GIVEN EXERCISE: Everything from the first line of the data through the line with "(ex2) at (228,160)" is to be echoed exactly, minus the pictures.
— BEGIN —
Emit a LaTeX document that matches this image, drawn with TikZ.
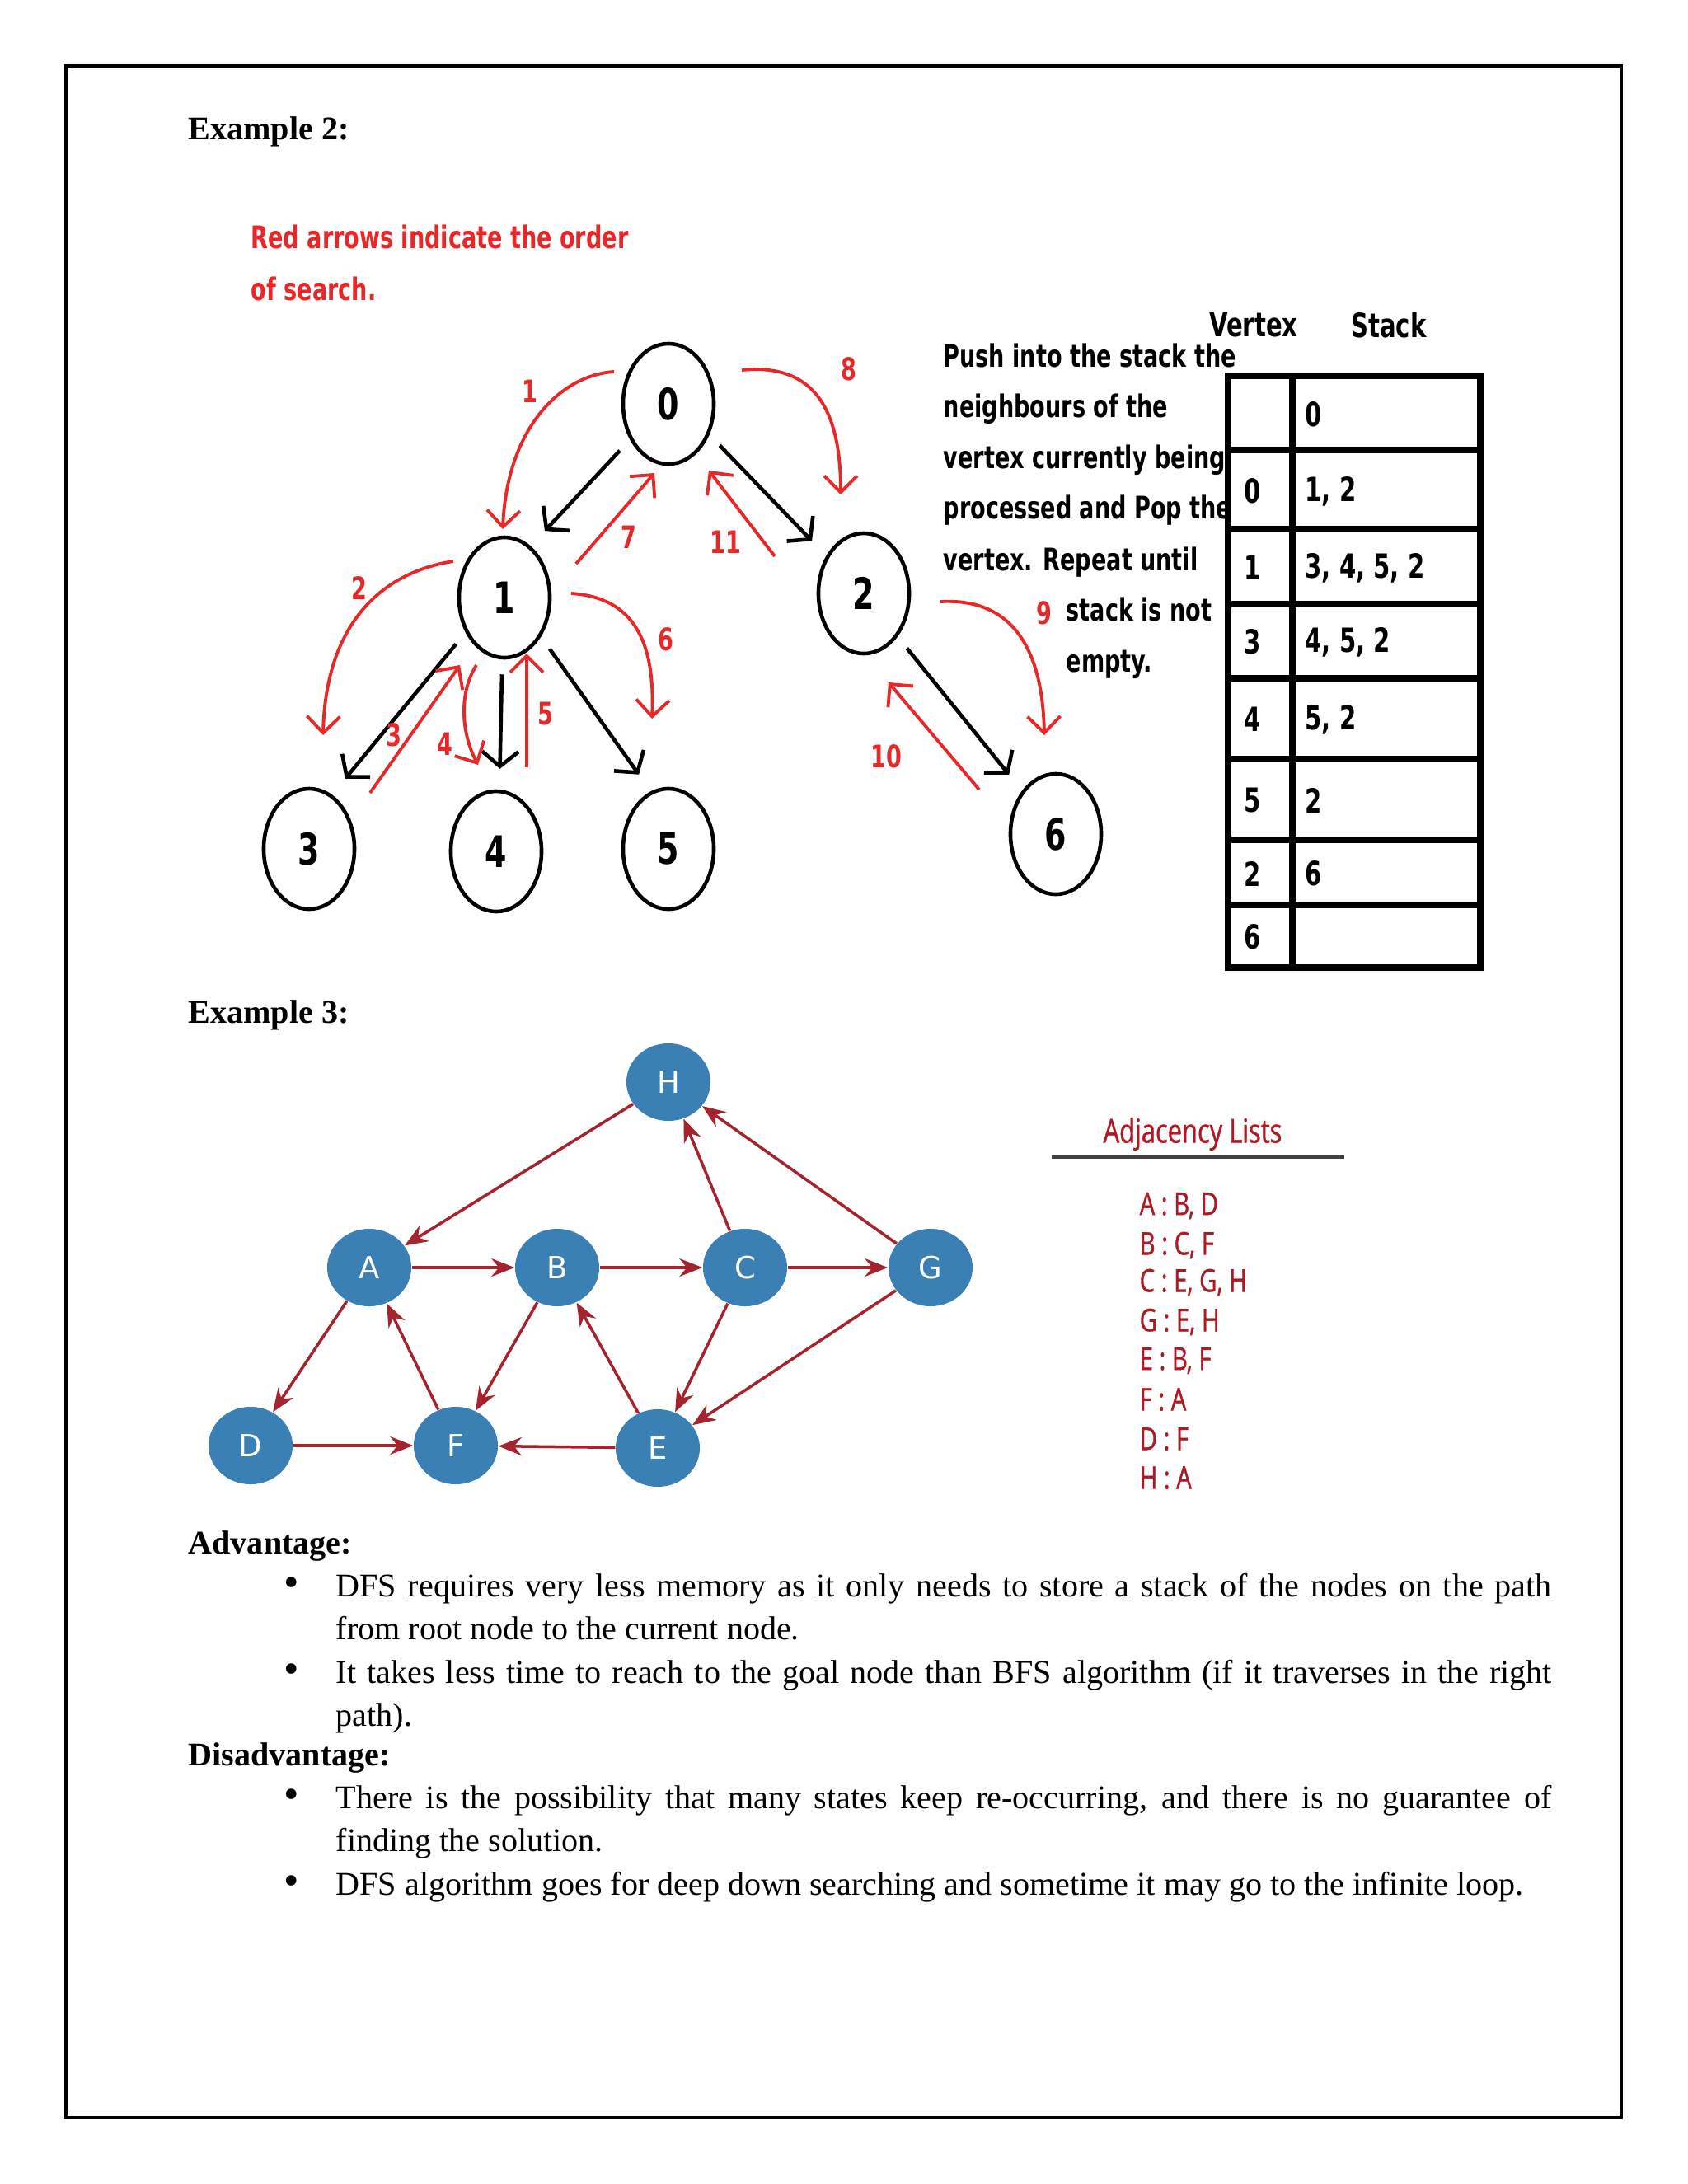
\documentclass[tikz,border=0pt]{standalone}
\usepackage{fontspec}
\setmainfont{Liberation Serif}
\newfontfamily\handfont[FakeStretch=0.72]{DejaVu Sans}
\newfontfamily\gfont{DejaVu Sans}
\newfontfamily\adjfont[FakeStretch=0.77, FakeBold=1]{Open Sans}
\usetikzlibrary{arrows.meta, shapes.geometric}
\definecolor{handred}{RGB}{232,40,40}
\definecolor{nodeblue}{RGB}{58,128,181}
\definecolor{edgered}{RGB}{165,35,45}
\definecolor{listred}{RGB}{175,25,35}
\tikzset{
  vtx/.style={ellipse, draw, line width=1.3pt, minimum width=1.1cm, minimum height=1.46cm, inner sep=0pt, font=\handfont\bfseries\fontsize{15}{15}\selectfont},
  tedge/.style={-{Straight Barb[length=1.8mm,width=4.4mm]}, line width=1.3pt, shorten <=1.8mm, shorten >=2.5mm},
  order/.style={handred, line width=1.1pt, -{Straight Barb[length=2mm,width=4mm]}},
  ordnum/.style={handred, font=\handfont\bfseries\fontsize{10.7}{12}\selectfont, inner sep=0pt},
  hand/.style={font=\handfont\bfseries\fontsize{10.7}{12}\selectfont, inner sep=0pt, anchor=west, text height=1.6ex, text depth=.4ex},
  cell/.style={font=\handfont\bfseries\fontsize{11.5}{12}\selectfont, inner sep=0pt},
  tbl/.style={line width=2.5pt},
  gnode/.style={ellipse, fill=nodeblue, text=white, minimum width=1.02cm, minimum height=0.94cm, inner sep=0pt, font=\gfont\fontsize{10.5}{11}\selectfont},
  gedge/.style={edgered, line width=1pt, -{Stealth[length=2.8mm,width=2.2mm]}},
  adj/.style={listred, font=\adjfont\fontsize{10.8}{12}\selectfont, inner sep=0pt, anchor=west},
  body/.style={font=\fontsize{11.4}{13.7}\selectfont, inner sep=0pt, anchor=west, text height=1.5ex, text depth=.3ex},
  head/.style={body, font=\bfseries\fontsize{11.4}{13.7}\selectfont},
  dot/.style={body, font=\fontsize{15}{15}\selectfont},
}
\begin{document}
\begin{tikzpicture}[x=0.01cm, y=-0.01cm]
  \useasboundingbox (0,0) rectangle (2048,2650);
  \draw[line width=0.9pt] (80,80) rectangle (1967,2569);

  \node[head] (ex2) at (228,160) {Example 2:};

  % Example 2: the tree
  \node[hand, handred] (note1) at (304,292) {Red arrows indicate the order};
  \node[hand, handred] (note2) at (304,355) {of search.};

  \node[vtx] (n0) at (811,490) {0};
  \node[vtx] (n1) at (612,725) {1};
  \node[vtx] (n2) at (1048,720) {2};
  \node[vtx] (n3) at (375,1030) {3};
  \node[vtx] (n4) at (602,1033) {4};
  \node[vtx] (n5) at (811,1030) {5};
  \node[vtx] (n6) at (1281,1012) {6};

  \draw[tedge] (n0.223) -- (n1.63);
  \draw[tedge] (n0.323) -- (n2.135);
  \draw[tedge] (n1.222) -- (n3.67);
  \draw[tedge] (n1.268) -- (n4.87);
  \draw[tedge] (n1.313) -- (n5.107);
  \draw[tedge] (n2.308) -- (n6.128);

  % red arrows, order of search
  \coordinate (r1a) at (745,451);  \coordinate (r1b) at (610,642);
  \coordinate (r2a) at (550,681);  \coordinate (r2b) at (392,892);
  \coordinate (r3a) at (449,962);  \coordinate (r3b) at (558,807);
  \coordinate (r4a) at (578,807);  \coordinate (r4b) at (580,928);
  \coordinate (r5a) at (639,931);  \coordinate (r5b) at (639,793);
  \coordinate (r6a) at (693,720);  \coordinate (r6b) at (791,872);
  \coordinate (r7a) at (699,684);  \coordinate (r7b) at (794,574);
  \coordinate (r8a) at (900,449);  \coordinate (r8b) at (1020,600);
  \coordinate (r9a) at (1141,730); \coordinate (r9b) at (1267,892);
  \coordinate (r10a) at (1188,958); \coordinate (r10b) at (1078,828);
  \coordinate (r11a) at (940,675); \coordinate (r11b) at (860,571);

  \draw[order] (r1a) .. controls (680,455) and (615,520) .. (r1b);
  \draw[order] (r2a) .. controls (460,695) and (395,760) .. (r2b);
  \draw[order] (r3a) -- (r3b);
  \draw[order] (r4a) .. controls (556,842) and (560,890) .. (r4b);
  \draw[order] (r5a) -- (r5b);
  \draw[order] (r6a) .. controls (770,725) and (795,780) .. (r6b);
  \draw[order] (r7a) -- (r7b);
  \draw[order] (r8a) .. controls (990,440) and (1020,500) .. (r8b);
  \draw[order] (r9a) .. controls (1230,725) and (1265,790) .. (r9b);
  \draw[order] (r10a) -- (r10b);
  \draw[order] (r11a) -- (r11b);

  \node[ordnum] (l1) at (643,475) {1};
  \node[ordnum] (l2) at (436,714) {2};
  \node[ordnum] (l3) at (478,892) {3};
  \node[ordnum] (l4) at (540,903) {4};
  \node[ordnum] (l5) at (662,866) {5};
  \node[ordnum] (l6) at (808,776) {6};
  \node[ordnum] (l7) at (763,652) {7};
  \node[ordnum] (l8) at (1030,448) {8};
  \node[ordnum] (l9) at (1267,744) {9};
  \node[ordnum] (l10) at (1075,918) {10};
  \node[ordnum] (l11) at (880,658) {11};

  % explanation and stack table
  \node[hand] (p1) at (1144,436) {Push into the stack the};
  \node[hand] (p2) at (1144,497) {neighbours of the};
  \node[hand] (p3) at (1144,559) {vertex currently being};
  \node[hand] (p4) at (1144,620) {processed and Pop the};
  \node[hand] (p5) at (1144,683) {vertex. Repeat until};
  \node[hand] (p6) at (1293,744) {stack is not};
  \node[hand] (p7) at (1293,806) {empty.};

  \node[cell] (vhead) at (1521,394) {Vertex};
  \node[cell] (shead) at (1685,394) {Stack};

  \draw[tbl] (1490,456) rectangle (1796,1174);
  \draw[tbl] (1568,456) -- (1568,1174);
  \foreach \y in {546,642,733,823,921,1019,1098}
    \draw[tbl] (1490,\y) -- (1796,\y);
  \foreach \y/\v/\s [count=\i] in {503/{}/0, 596/0/{1, 2}, 689/1/{3, 4, 5, 2}, 779/3/{4, 5, 2},
      873/4/{5, 2}, 971/5/2, 1060/2/6, 1137/6/{}}{
    \node[cell] (v\i) at (1520,\y) {\v};
    \node[cell, anchor=west] (s\i) at (1583,\y) {\s};
  }

  \node[head] (ex3) at (228,1232) {Example 3:};

  % Example 3: directed graph
  \node[gnode] (H) at (811,1313) {H};
  \node[gnode] (A) at (448,1538) {A};
  \node[gnode] (B) at (676,1538) {B};
  \node[gnode] (C) at (904,1538) {C};
  \node[gnode] (G) at (1129,1538) {G};
  \node[gnode] (D) at (304,1754) {D};
  \node[gnode] (F) at (553,1754) {F};
  \node[gnode] (E) at (798,1757) {E};

  \draw[gedge] (H) -- (A);
  \draw[gedge] (C) -- (H);
  \draw[gedge] (G) -- (H);
  \draw[gedge] (A) -- (B);
  \draw[gedge] (B) -- (C);
  \draw[gedge] (C) -- (G);
  \draw[gedge] (A) -- (D);
  \draw[gedge] (F) -- (A);
  \draw[gedge] (B) -- (F);
  \draw[gedge] (E) -- (B);
  \draw[gedge] (C) -- (E);
  \draw[gedge] (G) -- (E);
  \draw[gedge] (D) -- (F);
  \draw[gedge] (E) -- (F);

  \node[adj, anchor=center, font=\adjfont\fontsize{11.4}{12}\selectfont] (adjhead) at (1447,1376) {Adjacency Lists};
  \draw[line width=1.4pt, black!75] (1276,1404) -- (1631,1404);
  \foreach \y/\t [count=\i] in {1463/{A : B, D}, 1511/{B : C, F}, 1556/{C : E, G, H}, 1604/{G : E, H},
      1651/{E : B, F}, 1698/{F : A}, 1746/{D : F}, 1793/{H : A}}
    \node[adj] (adj\i) at (1382,\y) {\t};

  % advantages and disadvantages
  \node[head] (adv) at (228,1876) {Advantage:};
  \node[dot] (b1) at (344,1928) {\textbullet};
  \node[body] (t1) at (407,1928) {\makebox[14.74cm][s]{DFS requires very less memory as it only needs to store a stack of the nodes on the path}};
  \node[body] (t2) at (407,1980) {from root node to the current node.};
  \node[dot] (b2) at (344,2033) {\textbullet};
  \node[body] (t3) at (407,2033) {\makebox[14.74cm][s]{It takes less time to reach to the goal node than BFS algorithm (if it traverses in the right}};
  \node[body] (t4) at (407,2085) {path).};
  \node[head] (dis) at (228,2133) {Disadvantage:};
  \node[dot] (b3) at (344,2185) {\textbullet};
  \node[body] (t5) at (407,2185) {\makebox[14.74cm][s]{There is the possibility that many states keep re-occurring, and there is no guarantee of}};
  \node[body] (t6) at (407,2237) {finding the solution.};
  \node[dot] (b4) at (344,2290) {\textbullet};
  \node[body] (t7) at (407,2290) {DFS algorithm goes for deep down searching and sometime it may go to the infinite loop.};
\end{tikzpicture}
\end{document}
— END —
ANSWER TO THE EXERCISE:
Emit a LaTeX document that matches this image, drawn with TikZ.
\documentclass[tikz,border=0pt]{standalone}
\usepackage{fontspec}
\setmainfont{Liberation Serif}
\newfontfamily\handfont[FakeStretch=0.72]{DejaVu Sans}
\newfontfamily\gfont{DejaVu Sans}
\newfontfamily\adjfont[FakeStretch=0.77, FakeBold=1]{Open Sans}
\usetikzlibrary{arrows.meta, shapes.geometric}
\definecolor{handred}{RGB}{232,40,40}
\definecolor{nodeblue}{RGB}{58,128,181}
\definecolor{edgered}{RGB}{165,35,45}
\definecolor{listred}{RGB}{175,25,35}
\tikzset{
  vtx/.style={ellipse, draw, line width=1.3pt, minimum width=1.1cm, minimum height=1.46cm, inner sep=0pt, font=\handfont\bfseries\fontsize{15}{15}\selectfont},
  tedge/.style={-{Straight Barb[length=1.8mm,width=4.4mm]}, line width=1.3pt, shorten <=1.8mm, shorten >=2.5mm},
  order/.style={handred, line width=1.1pt, -{Straight Barb[length=2mm,width=4mm]}},
  ordnum/.style={handred, font=\handfont\bfseries\fontsize{10.7}{12}\selectfont, inner sep=0pt},
  hand/.style={font=\handfont\bfseries\fontsize{10.7}{12}\selectfont, inner sep=0pt, anchor=west, text height=1.6ex, text depth=.4ex},
  cell/.style={font=\handfont\bfseries\fontsize{11.5}{12}\selectfont, inner sep=0pt},
  tbl/.style={line width=2.5pt},
  gnode/.style={ellipse, fill=nodeblue, text=white, minimum width=1.02cm, minimum height=0.94cm, inner sep=0pt, font=\gfont\fontsize{10.5}{11}\selectfont},
  gedge/.style={edgered, line width=1pt, -{Stealth[length=2.8mm,width=2.2mm]}},
  adj/.style={listred, font=\adjfont\fontsize{10.8}{12}\selectfont, inner sep=0pt, anchor=west},
  body/.style={font=\fontsize{11.4}{13.7}\selectfont, inner sep=0pt, anchor=west, text height=1.5ex, text depth=.3ex},
  head/.style={body, font=\bfseries\fontsize{11.4}{13.7}\selectfont},
  dot/.style={body, font=\fontsize{15}{15}\selectfont},
}
\begin{document}
\begin{tikzpicture}[x=0.01cm, y=-0.01cm]
  \useasboundingbox (0,0) rectangle (2048,2650);
  \draw[line width=0.9pt] (80,80) rectangle (1967,2569);

  \node[head] (ex2) at (228,160) {Example 2:};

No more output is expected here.